My Mother’s Story is Not an Exception. It is a Story of Ongoing Violence Against India’s Muslims

  • I found comfort and support in the black community which knows far too well what generational trauma is.

That fateful “X” meant death. The two blood-red lines sloppily meeting each other glistened in the afternoon heat, taunting her. Her bag slept off her sweat ridden back and onto the floor, but she paid no attention. Still clutching her hockey sticks, Mama used her eyes like a veil, too afraid that when she opened them again her death would be sealed. Mama’s breathing was heavy, her heart still racing miles from her hockey game that ended during halftime. 

Still racing miles after having to evacuate her bus because it was being pelted by angry mobs, who wished to hurt ten-year-olds. Still racing miles from walking six kilometers to get to her house while every road stood deserted, while people looked out their windows wondering what a little girl with two hockey sticks in her hand was doing at a time like this. The 1993 Bombay riots meant that Mama and her family, the only Muslim family in her neighborhood would be a perfect target. The Muslim furniture shop owner whose shop had been marked with that same X was nowhere to be found. The sofas slit and tables split and lamps wrecked and mirrors shattered and beds broken and everything and everyone so so torn.

When I learned about my mother’s childhood, I felt intensely alone in a sea full of people who surely did not understand the story of generational trauma. My mother’s story is not a single one, it is a story of ongoing violence against India’s Muslims, and when I spoke about how this issue inspires me to raise my voice against injustices back home, I found comfort and support in the black community which knows far too well what generational trauma is.

Through my activism for minorities in India, I have noticed unmistakable parallels in the systematic oppression towards Black people in the U.S. and the abhorrent caste system in India.

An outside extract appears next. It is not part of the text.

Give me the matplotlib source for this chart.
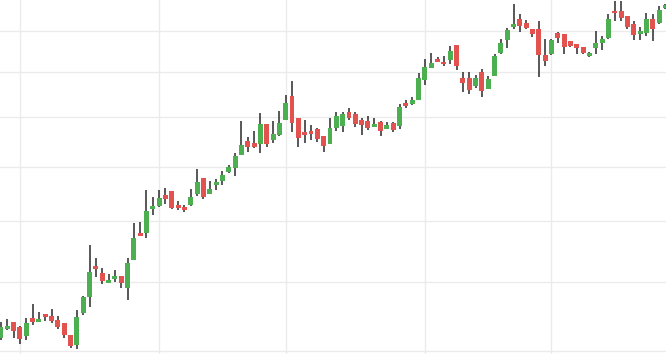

Through my activism for minorities in India, I have noticed unmistakable parallels in the systematic oppression towards Black people in the U.S. and the abhorrent caste system in India. We speak often of Dr. King drawing inspiration from Gandhi’s nonviolent approach and perhaps even Dr. Ambedkar’s legacy which led youth from the slums of Mumbai to establish the Dalit Panthers in 1972, drawing inspiration from the Black Panthers and dedicated to abolishing caste from India as were Black Americans to rid the Unites States of racial discrimination, but why is it that today our South Asian community seems to not continue this legacy of solidarity.

One cannot speak of South Asian America without recognizing that it was built on the

backs of Black bodies during the Civil Rights movement. Black Americans supported South Asians to end racist immigration laws that limited immigration from South Asian nations to just 100 people per year. But it is unfortunate that even after having decades-old solidarity there still exists in our community anti-blackness and colorism that is constantly left unaddressed. As South Asians, we cannot complain about the racism towards us and anti-immigrant sentiment if we too or on the front lines of discriminating against others based on race.

I truly believe that all fights against oppression are interconnected and unless every South Asian is involved in this movement there are not enough people fighting. The struggle for equal rights and justice for Black people in this country is indeed our struggle too. The Black community has stood by the South Asian community as fierce allies and we are indebted to them far beyond measure. If people of color and the black community whose issues overlap here in the United States and in India cannot unite then it is a pity on us for not being able to overcome the anti-blackness and colorism in our own community. We are becoming the same aunties we promised never to grow up to be.

Mama tells me the story of what happened to her in 1993 the same way she tells me what she cooked for dinner, or what the new episode of our favorite Turkish drama was about, or what time we have to go to the school’s fundraiser. This is Mama’s normal, and I do not know how to tell her that this is not normal. Normal is anything but having to hide on the terrace of your house waiting to be killed. Normal is anything but having your father hand you pepper spray while saying, “If they come near you, you use this; Shrin, do you hear me? You will not die without a fight.”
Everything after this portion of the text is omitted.